Lackey: On the sole count of having lost your lap top computer the agency proposes a suspension of 21 days.
Schitzkriek: (Aside to Zipless) "I thought it was 30?"
Zipless: Shut up.  We just gained 9 days.
Puller: Proceed.
Zipless: First off, the computer was not lost. It was stolen.
Puller: What's the difference?
Zipless: My client was the victim of a crime.  His home was burglarized.
Puller: I'd say the IRS was the victim. We are the ones who are missing the computer.
Zipless: Other things were stolen from his home.
Lackey: We don't care about that. This is about IRS property. I'll wager that he's insured.  The IRS is not insured. We are out one computer.
Puller: And don't forget the data.  Valuable taxpayer data was on that computer.
Schitzkriek: It's encrypted. Most of the time I can't even get at it.
Puller: So you were utilizing the dastardly scheme known as FlexPlace when this occured?
Schitzkriek: No. It was in the evening, I was finished working. I had gone in the field and the IRS insists I take my computer in the field.
Puller: Why not bring your computer back to the office and secure it?
Schitzkriek: My manager does not like absorbing the additional time on cases.
Puller: I'm getting sick of these whining managers, too. Lackey! Make a note.  To All managers: Stop Whining.
Lackey: Yes, sir.
Puller: If I may, Mr. Schitzkriek, where were you when this alleged burglary took place?
Schitzkriek: I was in the shower.
Puller: So, the computer was not in your direct control?
Schitzkriek: Of course not....I was in the shower.
Puller: Well, if you had diligently followed IRS regulations about maintaining control of your computer at all times...ALL times, Mr. Schitzkriek....we wouldn't be having this little conversation now, would we?
Zipless: You expect employees to bring their computers into the shower?
Puller: It would certainly meet the standard of adequately safeguarding an IRS computer.
Schitzkriek: It would ruin the computer. They don't like water.
Puller: What a computer likes or dislikes is not my concern. If you had taken the computer into the shower it would not have been stolen by persons unknown, would it? We'd still have it. Right now, we don't have it, do we?
Zipless: You would have a sodden pile of plastic of no use to anyone.
Puller: So, you agree that had Mr. Schitzkriek applied due diligence and taken his computer into the shower with him we would still have said computer and therefore there would be no pending suspension?                                                 
Zipless: That's possibly the stupidest thing I've ever heard.
Puller: It makes perfect sense to me.  How do you think I, Peter Puller, got to be a DFO?  Not by sitting around pulling my ....
Lackey: Ahem.
Puller: Right.  So, that's it.  You admit that the computer was stolen while it was out of your sight because you failed to bring it into the shower?

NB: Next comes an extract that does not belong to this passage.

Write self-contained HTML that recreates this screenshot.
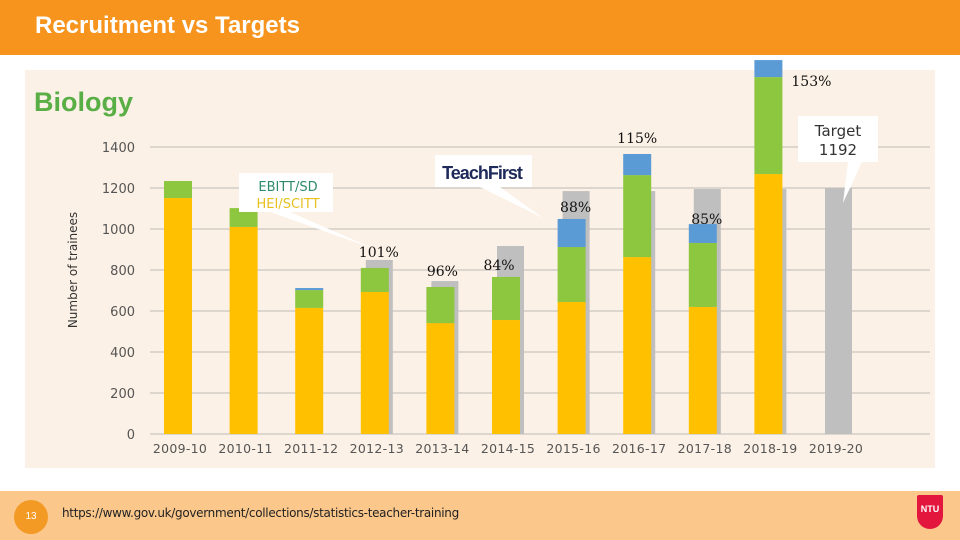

Zipless: We admit nothing.
Puller: Well, if there's nothing else, I shall render my decision.  I suppose you'll want to be taking this case to (whining) arbitration?
Zipless: Seems like a foregone conclusion.
Puller: Fine.  If those pinkos want to give away the store it's no skin off my nose.  No one will ever say that Peter Puller was asleep with his hand on the... switch.
Zipless and Schitzkriek leave.  Lackey fixes her hair.
Lackey: My, that was unpleasant, wasn't it?
Puller: I'll say.  Dig out the next case. I'll need a couple of extra martinis at lunch today.
Lackey: Okay. I've got it.  Another Revenue Agent. Apparently, he took his computer into his shower in order to not leave it unattended in his home. MITS reports that it is a total loss and the data is gone too.
Puller: What an asshole.  Where do we get such people?

A WORD OF WARNING TO W&I
NTEU issues a  paper called Case Digest to the chapters.  It's a summary of case decisions and many are mundane but  last time one caught our eye.  The IRS charged a 17-year veteran TRR with unauthorized accesses to two accounts. The issue was  whether the Grievant had a "close relationship" with the taxpayers, who she assisted in her normal TRR duties at the walk-in counter. The "close relationship" in the IRS' warped view was that both had attended a few neighborhood social gatherings over the years and the two taxpayers were related...but not to the employee.  The case went all the way to arbitration and the arbitrator  found that no such relationship existed and ordered the grievant's record cleared.  Our congratulations to Chapter 36 in Missouri on their victory but it doesn't change the fact that this employee was run through the wringer by an insane IRS management for doing her job. Can you imagine the hell that would break loose if employees refused to do their jobs everytime a taxpayer looked "familiar?" Management would be howling like stuck pigs. It might be worth it just to show them what happens when you get what you wish for?
A Little Humor
A man got out of a car in a rural area and went to speak with an old farmer. He told the farmer, "I'm with the Treasury Inspector General for Tax Administration and I need to set up an observation post on your farm to keep an eye on IRS employees at the local office."
The old farmer said, "Help yourself, but don't go in that field."
The TIGTA agent replied, "I have the authority of the U.S. Government to go  where I want to go. See this gold badge? TIGTA is allowed to go wherever it needs to go."
So the old farmer shrugged and went about his chores.
Later, he heard loud screams and saw the TIGTA agent running for the fence and close behind was the farmer's prize bull. The bull was madder than a  nest full of hornets and was gaining on the agent at every step.